> [The task]: Every line from the top of the records through the line containing "import seaborn as sns" should be retyped exactly; the pictures should not.

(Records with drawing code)
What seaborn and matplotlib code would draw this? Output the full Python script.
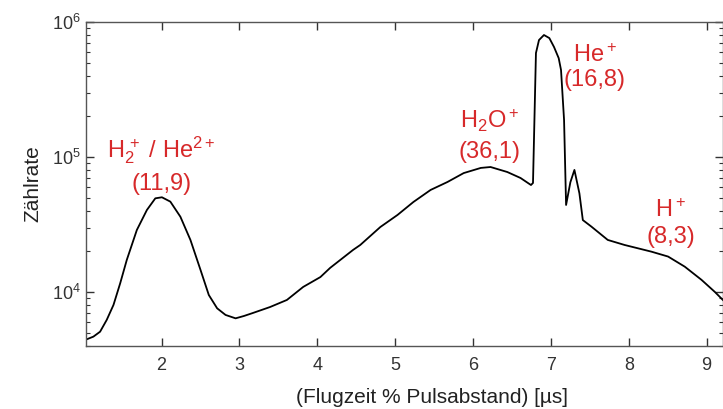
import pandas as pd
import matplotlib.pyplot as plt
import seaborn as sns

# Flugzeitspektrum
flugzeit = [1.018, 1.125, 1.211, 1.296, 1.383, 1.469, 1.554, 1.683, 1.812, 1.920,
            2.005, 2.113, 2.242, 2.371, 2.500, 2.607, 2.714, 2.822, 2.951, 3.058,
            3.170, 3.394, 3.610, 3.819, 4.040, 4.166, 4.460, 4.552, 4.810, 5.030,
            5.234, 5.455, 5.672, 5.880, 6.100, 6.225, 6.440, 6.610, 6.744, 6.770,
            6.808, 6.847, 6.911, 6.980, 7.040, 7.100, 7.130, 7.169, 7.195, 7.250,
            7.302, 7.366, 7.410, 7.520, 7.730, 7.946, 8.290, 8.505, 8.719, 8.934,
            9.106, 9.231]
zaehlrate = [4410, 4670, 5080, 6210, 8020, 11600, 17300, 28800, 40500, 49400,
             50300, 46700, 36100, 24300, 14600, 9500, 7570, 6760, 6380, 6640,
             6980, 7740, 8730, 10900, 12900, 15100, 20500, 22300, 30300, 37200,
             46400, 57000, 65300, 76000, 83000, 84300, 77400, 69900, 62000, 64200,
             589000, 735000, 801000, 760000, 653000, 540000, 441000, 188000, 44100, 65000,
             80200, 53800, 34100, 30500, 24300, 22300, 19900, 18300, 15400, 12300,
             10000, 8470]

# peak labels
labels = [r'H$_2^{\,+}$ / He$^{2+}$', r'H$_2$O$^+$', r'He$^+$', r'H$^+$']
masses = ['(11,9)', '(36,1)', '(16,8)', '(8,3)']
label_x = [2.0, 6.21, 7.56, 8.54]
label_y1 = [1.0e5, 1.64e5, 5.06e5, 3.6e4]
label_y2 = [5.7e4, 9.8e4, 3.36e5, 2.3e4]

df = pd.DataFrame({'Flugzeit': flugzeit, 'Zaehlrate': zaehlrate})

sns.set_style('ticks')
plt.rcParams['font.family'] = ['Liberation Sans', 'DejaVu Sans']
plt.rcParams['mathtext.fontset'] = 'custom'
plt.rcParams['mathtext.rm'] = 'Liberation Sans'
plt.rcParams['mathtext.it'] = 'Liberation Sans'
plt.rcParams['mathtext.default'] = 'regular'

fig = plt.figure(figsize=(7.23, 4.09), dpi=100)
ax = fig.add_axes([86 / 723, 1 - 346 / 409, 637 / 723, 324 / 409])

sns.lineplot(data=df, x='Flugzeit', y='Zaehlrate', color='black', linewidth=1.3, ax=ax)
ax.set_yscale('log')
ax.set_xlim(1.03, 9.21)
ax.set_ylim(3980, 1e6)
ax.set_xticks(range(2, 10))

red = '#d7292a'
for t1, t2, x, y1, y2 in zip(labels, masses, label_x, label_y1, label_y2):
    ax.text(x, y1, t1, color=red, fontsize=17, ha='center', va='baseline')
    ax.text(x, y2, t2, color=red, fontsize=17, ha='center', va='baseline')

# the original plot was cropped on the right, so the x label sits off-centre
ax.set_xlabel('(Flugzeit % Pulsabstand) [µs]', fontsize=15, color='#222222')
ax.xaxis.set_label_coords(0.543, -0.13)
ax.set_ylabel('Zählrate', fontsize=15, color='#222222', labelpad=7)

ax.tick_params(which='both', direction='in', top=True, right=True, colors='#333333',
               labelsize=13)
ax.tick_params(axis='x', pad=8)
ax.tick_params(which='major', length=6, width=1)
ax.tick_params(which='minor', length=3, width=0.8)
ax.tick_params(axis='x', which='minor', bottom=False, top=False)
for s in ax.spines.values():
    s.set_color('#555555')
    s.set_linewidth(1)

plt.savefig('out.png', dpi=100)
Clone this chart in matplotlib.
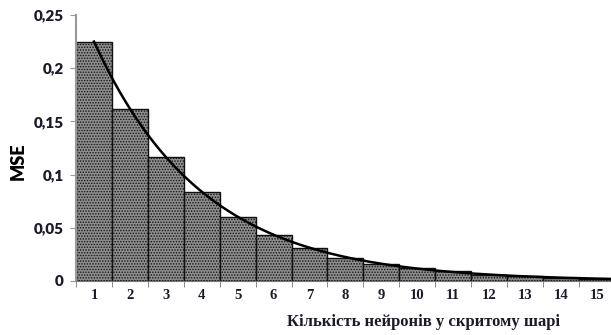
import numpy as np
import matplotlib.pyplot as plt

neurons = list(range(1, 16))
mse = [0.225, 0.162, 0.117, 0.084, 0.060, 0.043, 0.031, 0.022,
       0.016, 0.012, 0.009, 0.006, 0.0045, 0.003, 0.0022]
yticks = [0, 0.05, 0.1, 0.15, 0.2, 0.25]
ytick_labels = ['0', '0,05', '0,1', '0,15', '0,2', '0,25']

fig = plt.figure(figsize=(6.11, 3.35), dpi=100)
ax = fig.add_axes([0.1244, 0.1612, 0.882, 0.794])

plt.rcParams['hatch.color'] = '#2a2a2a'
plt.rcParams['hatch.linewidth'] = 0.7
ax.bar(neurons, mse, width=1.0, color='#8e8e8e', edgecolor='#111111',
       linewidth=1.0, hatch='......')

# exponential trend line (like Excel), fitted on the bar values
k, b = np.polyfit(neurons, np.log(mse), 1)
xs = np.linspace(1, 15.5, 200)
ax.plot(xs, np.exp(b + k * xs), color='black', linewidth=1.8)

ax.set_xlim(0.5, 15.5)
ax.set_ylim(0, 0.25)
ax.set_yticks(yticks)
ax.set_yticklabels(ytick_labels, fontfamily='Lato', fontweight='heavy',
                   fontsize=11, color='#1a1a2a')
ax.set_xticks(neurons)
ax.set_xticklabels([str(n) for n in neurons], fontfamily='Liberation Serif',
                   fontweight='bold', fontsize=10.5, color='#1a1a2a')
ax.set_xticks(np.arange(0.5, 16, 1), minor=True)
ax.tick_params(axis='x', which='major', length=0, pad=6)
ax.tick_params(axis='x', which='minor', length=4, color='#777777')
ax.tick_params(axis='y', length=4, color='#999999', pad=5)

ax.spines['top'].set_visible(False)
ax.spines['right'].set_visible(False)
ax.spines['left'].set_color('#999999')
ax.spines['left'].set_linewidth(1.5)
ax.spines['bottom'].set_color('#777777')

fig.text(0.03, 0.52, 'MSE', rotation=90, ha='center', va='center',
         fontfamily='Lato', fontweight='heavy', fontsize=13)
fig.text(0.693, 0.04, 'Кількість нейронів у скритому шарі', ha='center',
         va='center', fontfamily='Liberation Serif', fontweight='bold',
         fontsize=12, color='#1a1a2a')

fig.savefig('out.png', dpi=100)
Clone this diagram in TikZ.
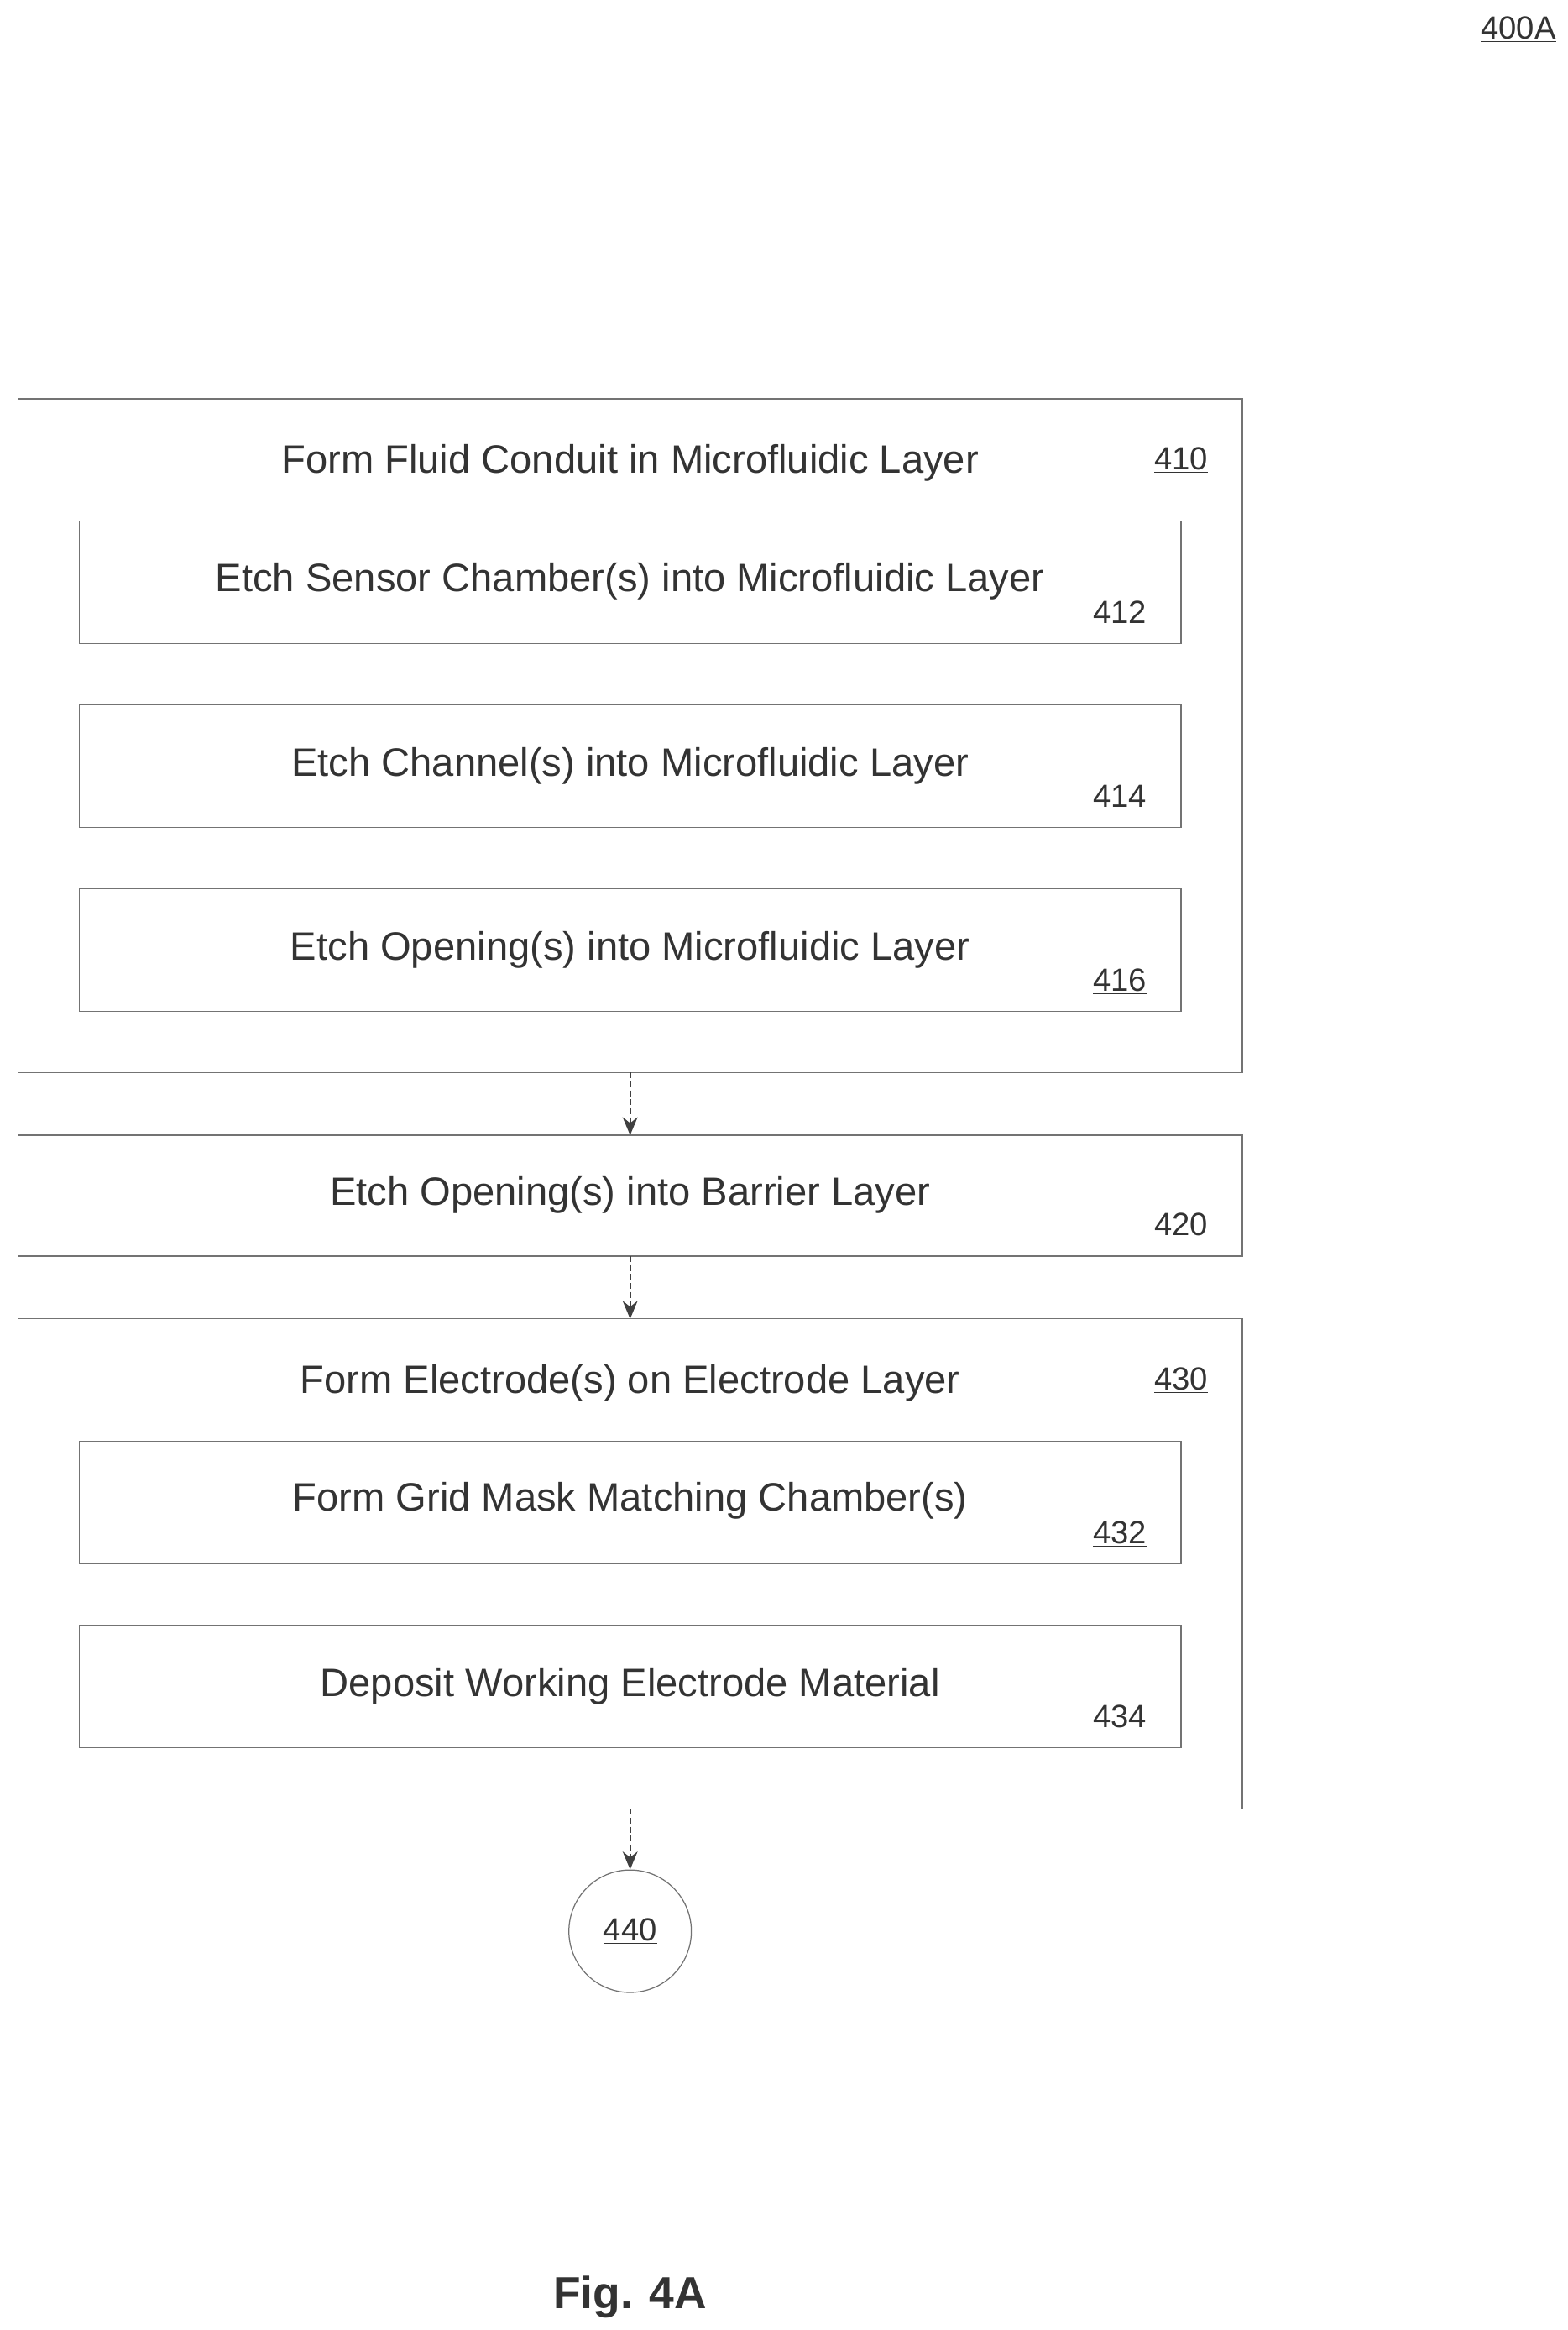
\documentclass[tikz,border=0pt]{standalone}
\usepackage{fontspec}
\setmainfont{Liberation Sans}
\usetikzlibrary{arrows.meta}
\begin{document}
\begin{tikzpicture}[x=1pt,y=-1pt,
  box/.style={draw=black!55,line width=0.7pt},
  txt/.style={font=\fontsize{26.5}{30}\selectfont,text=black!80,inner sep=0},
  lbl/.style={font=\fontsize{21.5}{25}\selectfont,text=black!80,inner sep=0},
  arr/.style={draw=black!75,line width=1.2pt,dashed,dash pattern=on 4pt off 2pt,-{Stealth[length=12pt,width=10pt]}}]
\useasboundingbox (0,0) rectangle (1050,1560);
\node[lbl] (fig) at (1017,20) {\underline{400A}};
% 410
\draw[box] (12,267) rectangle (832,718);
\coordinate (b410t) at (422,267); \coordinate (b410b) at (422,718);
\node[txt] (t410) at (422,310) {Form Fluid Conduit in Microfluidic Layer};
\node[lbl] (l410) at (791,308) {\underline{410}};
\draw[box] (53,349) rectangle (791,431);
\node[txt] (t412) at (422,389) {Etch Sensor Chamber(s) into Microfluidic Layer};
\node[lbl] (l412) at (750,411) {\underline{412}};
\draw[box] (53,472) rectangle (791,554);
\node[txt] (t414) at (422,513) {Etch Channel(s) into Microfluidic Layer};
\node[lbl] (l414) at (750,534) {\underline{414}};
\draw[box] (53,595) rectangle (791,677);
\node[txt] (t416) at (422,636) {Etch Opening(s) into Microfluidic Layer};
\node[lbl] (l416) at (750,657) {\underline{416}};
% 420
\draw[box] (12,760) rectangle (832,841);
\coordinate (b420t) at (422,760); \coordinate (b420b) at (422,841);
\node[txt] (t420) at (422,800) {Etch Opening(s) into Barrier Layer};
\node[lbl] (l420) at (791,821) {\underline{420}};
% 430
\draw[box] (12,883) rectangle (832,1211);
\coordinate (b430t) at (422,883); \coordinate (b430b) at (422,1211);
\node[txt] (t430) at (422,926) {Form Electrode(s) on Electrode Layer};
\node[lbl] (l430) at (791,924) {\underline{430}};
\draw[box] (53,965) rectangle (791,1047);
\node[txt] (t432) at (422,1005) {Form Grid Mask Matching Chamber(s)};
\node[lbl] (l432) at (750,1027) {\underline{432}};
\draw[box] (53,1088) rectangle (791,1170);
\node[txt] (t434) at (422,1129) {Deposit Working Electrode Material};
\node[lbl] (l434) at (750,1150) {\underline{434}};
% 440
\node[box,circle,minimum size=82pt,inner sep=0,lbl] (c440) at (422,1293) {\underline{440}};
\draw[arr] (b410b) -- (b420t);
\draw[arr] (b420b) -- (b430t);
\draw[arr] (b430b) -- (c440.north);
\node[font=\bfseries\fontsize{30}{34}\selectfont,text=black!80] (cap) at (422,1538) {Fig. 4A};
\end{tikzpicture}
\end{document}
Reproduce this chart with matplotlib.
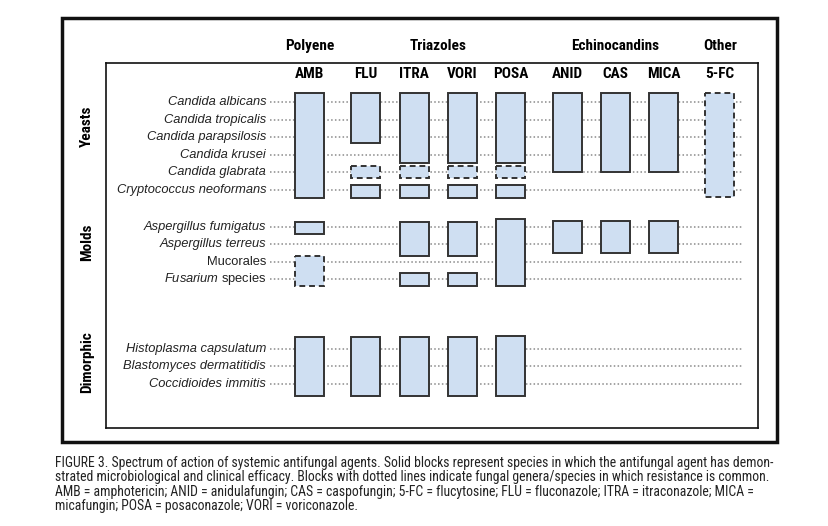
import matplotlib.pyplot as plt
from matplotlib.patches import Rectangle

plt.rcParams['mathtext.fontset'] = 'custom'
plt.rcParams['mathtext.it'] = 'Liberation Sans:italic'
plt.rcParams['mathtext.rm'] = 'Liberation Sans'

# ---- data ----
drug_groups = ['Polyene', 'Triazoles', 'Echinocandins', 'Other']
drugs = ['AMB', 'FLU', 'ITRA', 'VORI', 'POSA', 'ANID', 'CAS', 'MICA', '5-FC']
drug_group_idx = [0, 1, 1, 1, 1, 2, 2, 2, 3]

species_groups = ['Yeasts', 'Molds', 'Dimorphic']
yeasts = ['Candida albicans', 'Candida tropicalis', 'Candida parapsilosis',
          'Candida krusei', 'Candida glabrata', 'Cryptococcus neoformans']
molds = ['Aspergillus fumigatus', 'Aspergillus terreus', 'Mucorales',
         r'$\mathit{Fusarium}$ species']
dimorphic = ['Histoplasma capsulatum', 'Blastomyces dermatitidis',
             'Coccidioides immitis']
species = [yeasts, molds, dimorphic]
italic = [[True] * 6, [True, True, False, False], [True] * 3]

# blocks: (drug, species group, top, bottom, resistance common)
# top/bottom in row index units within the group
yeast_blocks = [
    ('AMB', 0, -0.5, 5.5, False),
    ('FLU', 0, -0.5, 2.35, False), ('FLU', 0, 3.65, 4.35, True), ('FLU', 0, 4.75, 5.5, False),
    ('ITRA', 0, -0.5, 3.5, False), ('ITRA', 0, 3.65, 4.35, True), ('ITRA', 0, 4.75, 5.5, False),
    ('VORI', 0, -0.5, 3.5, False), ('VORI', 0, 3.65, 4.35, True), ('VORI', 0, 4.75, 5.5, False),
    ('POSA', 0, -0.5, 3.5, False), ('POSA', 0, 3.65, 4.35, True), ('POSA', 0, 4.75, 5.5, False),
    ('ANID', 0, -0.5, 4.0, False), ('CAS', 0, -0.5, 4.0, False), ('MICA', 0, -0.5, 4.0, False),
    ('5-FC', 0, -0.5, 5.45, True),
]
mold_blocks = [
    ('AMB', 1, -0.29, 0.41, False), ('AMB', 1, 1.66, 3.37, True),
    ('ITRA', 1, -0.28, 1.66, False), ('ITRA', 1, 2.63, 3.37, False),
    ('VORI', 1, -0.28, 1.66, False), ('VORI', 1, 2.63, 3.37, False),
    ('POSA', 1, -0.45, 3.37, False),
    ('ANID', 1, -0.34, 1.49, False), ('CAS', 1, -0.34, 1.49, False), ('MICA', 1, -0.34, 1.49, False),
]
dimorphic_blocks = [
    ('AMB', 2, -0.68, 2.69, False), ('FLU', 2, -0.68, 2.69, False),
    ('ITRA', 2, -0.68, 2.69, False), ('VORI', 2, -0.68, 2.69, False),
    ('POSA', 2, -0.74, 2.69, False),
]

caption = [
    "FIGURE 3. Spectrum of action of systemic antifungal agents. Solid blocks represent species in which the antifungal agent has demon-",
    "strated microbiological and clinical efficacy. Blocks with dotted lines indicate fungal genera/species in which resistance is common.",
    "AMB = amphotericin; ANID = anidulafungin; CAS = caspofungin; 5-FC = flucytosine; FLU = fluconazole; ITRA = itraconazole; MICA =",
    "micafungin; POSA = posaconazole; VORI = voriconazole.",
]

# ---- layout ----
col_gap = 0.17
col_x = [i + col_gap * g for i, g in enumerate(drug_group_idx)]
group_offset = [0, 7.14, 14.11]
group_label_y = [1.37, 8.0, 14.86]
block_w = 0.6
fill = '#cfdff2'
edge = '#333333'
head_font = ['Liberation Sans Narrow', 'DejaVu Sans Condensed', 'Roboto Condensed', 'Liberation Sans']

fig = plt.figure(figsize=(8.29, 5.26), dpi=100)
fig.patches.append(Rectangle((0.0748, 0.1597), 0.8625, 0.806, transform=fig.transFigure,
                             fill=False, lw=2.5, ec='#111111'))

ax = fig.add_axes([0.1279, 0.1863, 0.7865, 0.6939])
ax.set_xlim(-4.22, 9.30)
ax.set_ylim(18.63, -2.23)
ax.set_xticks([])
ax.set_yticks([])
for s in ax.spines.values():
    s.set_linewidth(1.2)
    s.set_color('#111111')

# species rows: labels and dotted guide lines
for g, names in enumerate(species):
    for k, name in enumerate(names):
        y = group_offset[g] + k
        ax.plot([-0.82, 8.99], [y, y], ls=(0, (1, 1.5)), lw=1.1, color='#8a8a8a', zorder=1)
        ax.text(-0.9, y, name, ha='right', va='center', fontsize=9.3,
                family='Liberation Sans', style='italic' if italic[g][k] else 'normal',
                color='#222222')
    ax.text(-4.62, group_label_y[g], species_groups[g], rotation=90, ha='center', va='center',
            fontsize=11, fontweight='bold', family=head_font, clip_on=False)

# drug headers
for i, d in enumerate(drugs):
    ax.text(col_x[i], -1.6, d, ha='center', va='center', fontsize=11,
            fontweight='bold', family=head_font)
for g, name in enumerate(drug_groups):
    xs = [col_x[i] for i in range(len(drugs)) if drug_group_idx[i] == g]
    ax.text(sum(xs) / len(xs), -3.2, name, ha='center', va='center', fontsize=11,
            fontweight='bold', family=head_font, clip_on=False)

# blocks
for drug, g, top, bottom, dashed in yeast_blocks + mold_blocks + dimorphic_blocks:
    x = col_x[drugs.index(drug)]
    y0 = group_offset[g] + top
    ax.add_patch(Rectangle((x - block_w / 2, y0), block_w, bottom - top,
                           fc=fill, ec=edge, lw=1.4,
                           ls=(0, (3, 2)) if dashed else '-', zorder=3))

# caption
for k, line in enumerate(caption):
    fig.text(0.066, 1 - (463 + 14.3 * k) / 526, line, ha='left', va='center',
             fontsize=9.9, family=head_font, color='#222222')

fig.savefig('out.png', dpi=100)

> [Task solution]:
What seaborn and matplotlib code would draw this? Output the full Python script.
import pandas as pd
import matplotlib.pyplot as plt
import seaborn as sns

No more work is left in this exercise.